District officials have lined up another $300 million. That comes in part from payments from the city and Hamilton County in lieu of property taxes from Paul Brown Stadium and Great American Ball Park.
Campaign organizers also plan to emphasize that interest rates on long-term bonds are the lowest they have been in two decades 1/2ndash 3/4 less than 5 percent.
Rates were at 6 percent in 1993, the last time the district asked for a bond issue for school construction. Treasurer Michael Geoghegan has said for every 1 percentage point increase in interest rates, the district would have to pay an additional $70 million over the life of this bond issue, which could span 28 years.
Board members are assuring residents that the August departure of Superintendent Steven Adamowski, who came to the district in 1998, will not put a kink in the continuation of the project. The district is conducting a search for a new chief and has named Deputy Superintendent Rosa Blackwell as interim superintendent.
Ms.
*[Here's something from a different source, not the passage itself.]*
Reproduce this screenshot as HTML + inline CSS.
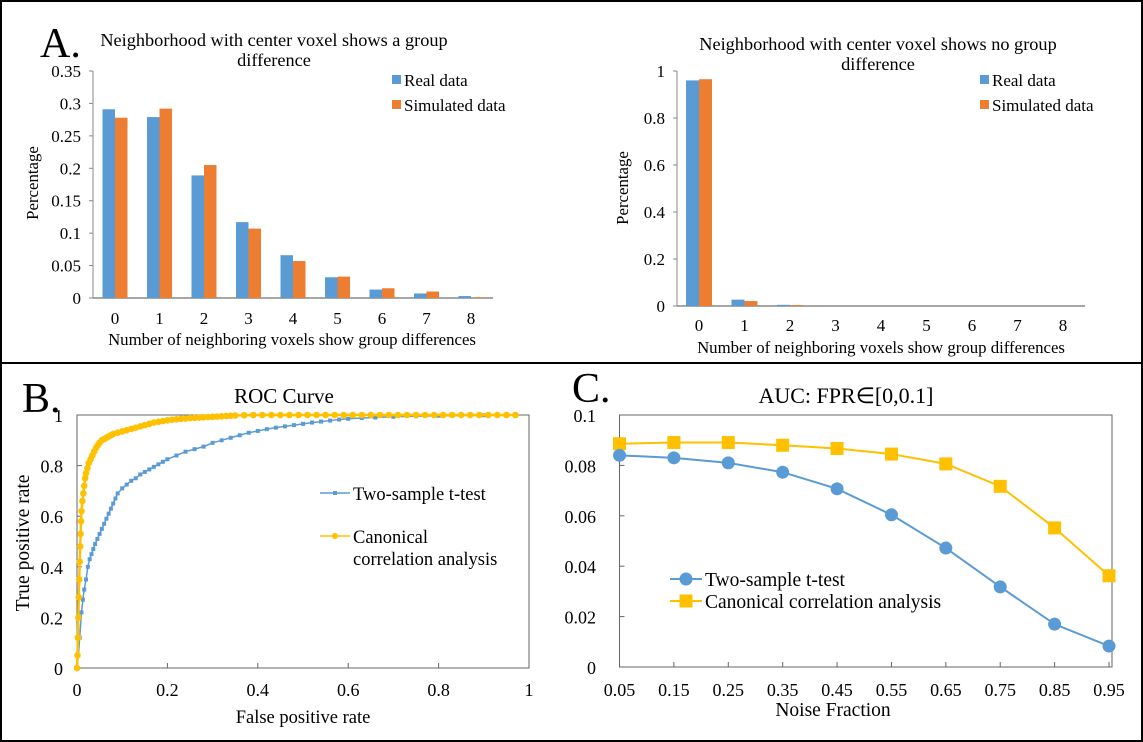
<!DOCTYPE html>
<html><head><meta charset="utf-8"><style>
html,body{margin:0;padding:0;background:#fff;}
svg{display:block;font-family:"Liberation Serif",serif;}
</style></head><body>
<svg id="fig" width="1143" height="742" viewBox="0 0 1143 742" xmlns="http://www.w3.org/2000/svg">
<rect x="1" y="1" width="1141" height="740" fill="#fff" stroke="#000" stroke-width="2"/>
<line x1="0" y1="363" x2="1143" y2="363" stroke="#000" stroke-width="2"/>
<text x="40" y="57" font-size="42">A.</text>
<text x="22" y="412" font-size="42">B.</text>
<text x="572" y="402" font-size="42">C.</text>
<g id="a1"></g>
<g id="a2"></g>
<g id="b"></g>
<g id="c"></g>
</svg>
<script>
const barCats=["0","1","2","3","4","5","6","7","8"];
const a1Real=[0.291,0.279,0.189,0.117,0.066,0.032,0.013,0.007,0.003];
const a1Sim=[0.278,0.292,0.205,0.107,0.057,0.033,0.015,0.010,0.001];
const a1Ticks=[0,0.05,0.1,0.15,0.2,0.25,0.3,0.35];
const a1TickLabels=["0","0.05","0.1","0.15","0.2","0.25","0.3","0.35"];
const a2Real=[0.960,0.027,0.005,0,0,0,0,0,0];
const a2Sim=[0.965,0.021,0.004,0,0,0,0,0,0];
const a2Ticks=[0,0.2,0.4,0.6,0.8,1];
const a2TickLabels=["0","0.2","0.4","0.6","0.8","1"];
const rocTX=[0,0.003,0.006,0.01,0.013,0.016,0.02,0.024,0.028,0.032,0.036,0.04,0.045,0.05,0.055,0.06,0.065,0.07,0.075,0.08,0.085,0.09,0.1,0.11,0.12,0.13,0.14,0.15,0.16,0.17,0.18,0.19,0.2,0.22,0.24,0.26,0.28,0.3,0.32,0.34,0.36,0.38,0.4,0.42,0.44,0.46,0.48,0.5,0.52,0.54,0.56,0.58,0.6,0.63,0.66,0.7,0.75,0.8,0.85,0.9,0.97];
const rocTY=[0,0.05,0.12,0.22,0.27,0.31,0.35,0.40,0.43,0.45,0.47,0.49,0.51,0.53,0.55,0.57,0.59,0.61,0.63,0.65,0.67,0.69,0.71,0.725,0.74,0.75,0.765,0.775,0.785,0.795,0.805,0.815,0.825,0.84,0.855,0.865,0.875,0.89,0.9,0.91,0.92,0.93,0.937,0.944,0.95,0.955,0.96,0.965,0.97,0.974,0.978,0.982,0.985,0.988,0.99,0.993,0.995,0.997,0.998,0.999,1];
const rocCX=[0,0.001,0.002,0.003,0.004,0.005,0.006,0.007,0.008,0.009,0.01,0.012,0.014,0.016,0.018,0.02,0.023,0.026,0.03,0.034,0.038,0.042,0.046,0.05,0.055,0.06,0.065,0.07,0.075,0.08,0.09,0.1,0.11,0.12,0.13,0.14,0.15,0.16,0.17,0.18,0.19,0.2,0.21,0.22,0.23,0.24,0.25,0.26,0.27,0.28,0.29,0.3,0.31,0.32,0.33,0.34,0.35,0.37,0.39,0.41,0.43,0.45,0.47,0.49,0.51,0.53,0.55,0.57,0.59,0.61,0.63,0.65,0.67,0.69,0.71,0.73,0.75,0.77,0.79,0.81,0.83,0.85,0.87,0.89,0.91,0.93,0.95,0.97];
const rocCY=[0,0.05,0.12,0.2,0.28,0.35,0.42,0.48,0.53,0.58,0.62,0.66,0.69,0.72,0.75,0.77,0.79,0.81,0.825,0.84,0.855,0.87,0.88,0.89,0.9,0.905,0.91,0.915,0.92,0.925,0.93,0.935,0.94,0.945,0.95,0.955,0.96,0.965,0.97,0.973,0.976,0.979,0.981,0.983,0.985,0.986,0.988,0.989,0.99,0.991,0.992,0.993,0.994,0.995,0.996,0.997,0.998,0.999,1,1,1,1,1,1,1,1,1,1,1,1,1,1,1,1,1,1,1,1,1,1,1,1,1,1,1,1,1,1];
const rocTicks=[0,0.2,0.4,0.6,0.8,1];
const rocTickLabels=["0","0.2","0.4","0.6","0.8","1"];
const aucCats=["0.05","0.15","0.25","0.35","0.45","0.55","0.65","0.75","0.85","0.95"];
const aucT=[0.084,0.083,0.081,0.0773,0.0707,0.0604,0.0472,0.0318,0.0170,0.0083];
const aucC=[0.0886,0.0891,0.0891,0.0880,0.0867,0.0845,0.0806,0.0717,0.0552,0.0362];
const aucTicks=[0,0.02,0.04,0.06,0.08,0.1];
const aucTickLabels=["0","0.02","0.04","0.06","0.08","0.1"];

const NS="http://www.w3.org/2000/svg";
function mk(parent,tag,attrs,text){const e=document.createElementNS(NS,tag);for(const k in attrs)e.setAttribute(k,attrs[k]);if(text!==undefined)e.textContent=text;parent.appendChild(e);return e;}
const BLUE="#5b9bd5",ORANGE="#ed7d31",GOLD="#ffc000";

function barChart(g,o){
  const yS=v=>o.y0-(v/o.ymax)*(o.y0-o.y1);
  const xS=i=>o.c0+i*o.step;
  let e=mk(g,'line',{x1:o.ax,y1:o.y1,x2:o.ax,y2:o.y0,stroke:'#888','stroke-width':1});
  
  e=mk(g,'line',{x1:o.ax,y1:o.y0,x2:o.axEnd,y2:o.y0,stroke:'#888','stroke-width':1.5});
  
  o.ticks.forEach((t,i)=>{
    let l=mk(g,'line',{x1:o.ax-4,y1:yS(t),x2:o.ax,y2:yS(t),stroke:'#888'});
    
    let tx=mk(g,'text',{x:o.ax-12,y:yS(t)+6,'font-size':17,'text-anchor':'end'},o.tickLabels[i]);
    
  });
  barCats.forEach((c,i)=>{
    const cx=xS(i);
    let r=mk(g,'rect',{x:cx-o.bw,y:yS(o.real[i]),width:o.bw,height:o.y0-yS(o.real[i]),fill:BLUE});
    
    r=mk(g,'rect',{x:cx,y:yS(o.sim[i]),width:o.bw,height:o.y0-yS(o.sim[i]),fill:ORANGE});
    
    let t=mk(g,'text',{x:cx,y:o.xl,'font-size':17,'text-anchor':'middle'},c);
    
  });
  let t=mk(g,'text',{x:o.xtx,y:o.xty,'font-size':16.8,'text-anchor':'middle'},'Number of neighboring voxels show group differences');
  
  t=mk(g,'text',{x:o.ytx,y:o.yty,'font-size':16.8,'text-anchor':'middle',transform:`rotate(-90 ${o.ytx} ${o.yty})`},'Percentage');
  
  t=mk(g,'text',{x:o.tx,y:o.ty,'font-size':18.3,'text-anchor':'middle'},o.title1);
  
  t=mk(g,'text',{x:o.tx,y:o.ty+20,'font-size':18.3,'text-anchor':'middle'},'difference');
  
  [['Real data',BLUE,o.ly],['Simulated data',ORANGE,o.ly+25]].forEach(([lab,col,y])=>{
    let s=mk(g,'rect',{x:o.lx,y:y-5,width:9,height:9,fill:col});
    
    let tt=mk(g,'text',{x:o.lx+12,y:y+6,'font-size':17},lab);
    
  });
}
barChart(document.getElementById('a1'),{ax:93,axEnd:493,y0:298,y1:71,ymax:0.35,c0:115,step:44.5,bw:12.5,real:a1Real,sim:a1Sim,ticks:a1Ticks,tickLabels:a1TickLabels,xl:324,xtx:292,xty:345,ytx:38,yty:183,tx:274,ty:46,title1:'Neighborhood with center voxel shows a group',lx:392,ly:80});
barChart(document.getElementById('a2'),{ax:677,axEnd:1085,y0:306,y1:71,ymax:1,c0:699,step:45.5,bw:13,real:a2Real,sim:a2Sim,ticks:a2Ticks,tickLabels:a2TickLabels,xl:331,xtx:881,xty:353,ytx:628,yty:188,tx:878,ty:50,title1:'Neighborhood with center voxel shows no group',lx:980,ly:80});

// ROC
(function(){
  const g=document.getElementById('b');
  const L=77,R=529,T=415,B=668;
  const xS=v=>L+v*(R-L), yS=v=>B-v*(B-T);
  let e=mk(g,'rect',{x:L,y:T,width:R-L,height:B-T,fill:'none',stroke:'#666','stroke-width':1});
  
  rocTicks.forEach((t,i)=>{
    let l=mk(g,'line',{x1:xS(t),y1:B,x2:xS(t),y2:B-5,stroke:'#666'});
    
    l=mk(g,'line',{x1:L,y1:yS(t),x2:L+5,y2:yS(t),stroke:'#666'});
    
    let tx=mk(g,'text',{x:xS(t),y:B+28,'font-size':18,'text-anchor':'middle'},rocTickLabels[i]);
    
    tx=mk(g,'text',{x:L-14,y:yS(t)+7,'font-size':18,'text-anchor':'end'},rocTickLabels[i]);
    
  });
  let p=mk(g,'polyline',{points:rocTX.map((x,i)=>xS(x)+','+yS(rocTY[i])).join(' '),fill:'none',stroke:BLUE,'stroke-width':1.5});
  
  rocTX.forEach((x,i)=>{let m=mk(g,'rect',{x:xS(x)-2,y:yS(rocTY[i])-2,width:4,height:4,fill:BLUE});
    });
  p=mk(g,'polyline',{points:rocCX.map((x,i)=>xS(x)+','+yS(rocCY[i])).join(' '),fill:'none',stroke:GOLD,'stroke-width':2.5});
  
  rocCX.forEach((x,i)=>{let m=mk(g,'circle',{cx:xS(x),cy:yS(rocCY[i]),r:3.3,fill:GOLD});
    });
  let t=mk(g,'text',{x:284,y:403,'font-size':21,'text-anchor':'middle'},'ROC Curve');
  
  t=mk(g,'text',{x:303,y:723,'font-size':18.5,'text-anchor':'middle'},'False positive rate');
  
  t=mk(g,'text',{x:29,y:543,'font-size':19.5,'text-anchor':'middle',transform:'rotate(-90 29 543)'},'True positive rate');
  
  let l=mk(g,'line',{x1:320,y1:493,x2:350,y2:493,stroke:BLUE,'stroke-width':1.5});
  l=mk(g,'rect',{x:333,y:491,width:4,height:4,fill:BLUE});
  t=mk(g,'text',{x:353,y:500,'font-size':18.5},'Two-sample t-test');
  l=mk(g,'line',{x1:320,y1:536,x2:350,y2:536,stroke:GOLD,'stroke-width':1.5});
  l=mk(g,'circle',{cx:335,cy:536,r:3,fill:GOLD});
  t=mk(g,'text',{x:353,y:543,'font-size':18.5},'Canonical');
  t=mk(g,'text',{x:353,y:565,'font-size':18.5},'correlation analysis');
})();

// AUC
(function(){
  const g=document.getElementById('c');
  const L=619.5,R=1109,T=415,B=667,YM=0.1;
  const xS=i=>L+i*(R-L)/(aucCats.length-1), yS=v=>B-v/YM*(B-T);
  let e=mk(g,'rect',{x:L,y:T,width:R-L+3,height:B-T,fill:'none',stroke:'#666','stroke-width':1});
  
  aucTicks.forEach((t,i)=>{
    let l=mk(g,'line',{x1:L,y1:yS(t),x2:L+5,y2:yS(t),stroke:'#666'});
    
    let tx=mk(g,'text',{x:596,y:yS(t)+7,'font-size':18,'text-anchor':'end'},aucTickLabels[i]);
    
  });
  aucCats.forEach((c,i)=>{
    let l=mk(g,'line',{x1:xS(i),y1:B,x2:xS(i),y2:B-5,stroke:'#666'});
    
    let tx=mk(g,'text',{x:xS(i),y:696,'font-size':18,'text-anchor':'middle'},c);
    
  });
  let p=mk(g,'polyline',{points:aucC.map((v,i)=>xS(i)+','+yS(v)).join(' '),fill:'none',stroke:GOLD,'stroke-width':2});
  
  aucC.forEach((v,i)=>{let m=mk(g,'rect',{x:xS(i)-6.5,y:yS(v)-6.5,width:13,height:13,fill:GOLD});
    });
  p=mk(g,'polyline',{points:aucT.map((v,i)=>xS(i)+','+yS(v)).join(' '),fill:'none',stroke:BLUE,'stroke-width':2});
  
  aucT.forEach((v,i)=>{let m=mk(g,'circle',{cx:xS(i),cy:yS(v),r:6.5,fill:BLUE});
    });
  let t=mk(g,'text',{x:846,y:403,'font-size':22,'text-anchor':'middle'},'AUC: FPR∈[0,0.1]');
  
  t=mk(g,'text',{x:833,y:716,'font-size':19.5,'text-anchor':'middle'},'Noise Fraction');
  
  let l=mk(g,'line',{x1:670,y1:579,x2:702,y2:579,stroke:BLUE,'stroke-width':2});
  l=mk(g,'circle',{cx:686,cy:579,r:6.5,fill:BLUE});
  t=mk(g,'text',{x:705,y:586,'font-size':19.5},'Two-sample t-test');
  l=mk(g,'line',{x1:670,y1:601,x2:702,y2:601,stroke:GOLD,'stroke-width':2});
  l=mk(g,'rect',{x:679.5,y:594.5,width:13,height:13,fill:GOLD});
  t=mk(g,'text',{x:705,y:608,'font-size':19.5},'Canonical correlation analysis');
})();
</script>
</body></html>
Russell recently told members of the Woman's City Club that the people who worked on the development of the facilities plan - including construction team members, architects, representatives from the state of Ohio and all district facilities employees except one (chief operating officer Kent Cashell) - are still working on the project.
Superintendent Adamowski did not attend those planning meetings, Ms. Russell said. The people who have produced the plan are still with Cincinnati Public Schools.
But the simplest message by campaign organizers will stress the need for the bond issue.
People feel very strongly about education and schools, Mr. Turner said. I think there's a feeling in the community that what this is about is the children, and that the children in Cincinnati deserve quality schools.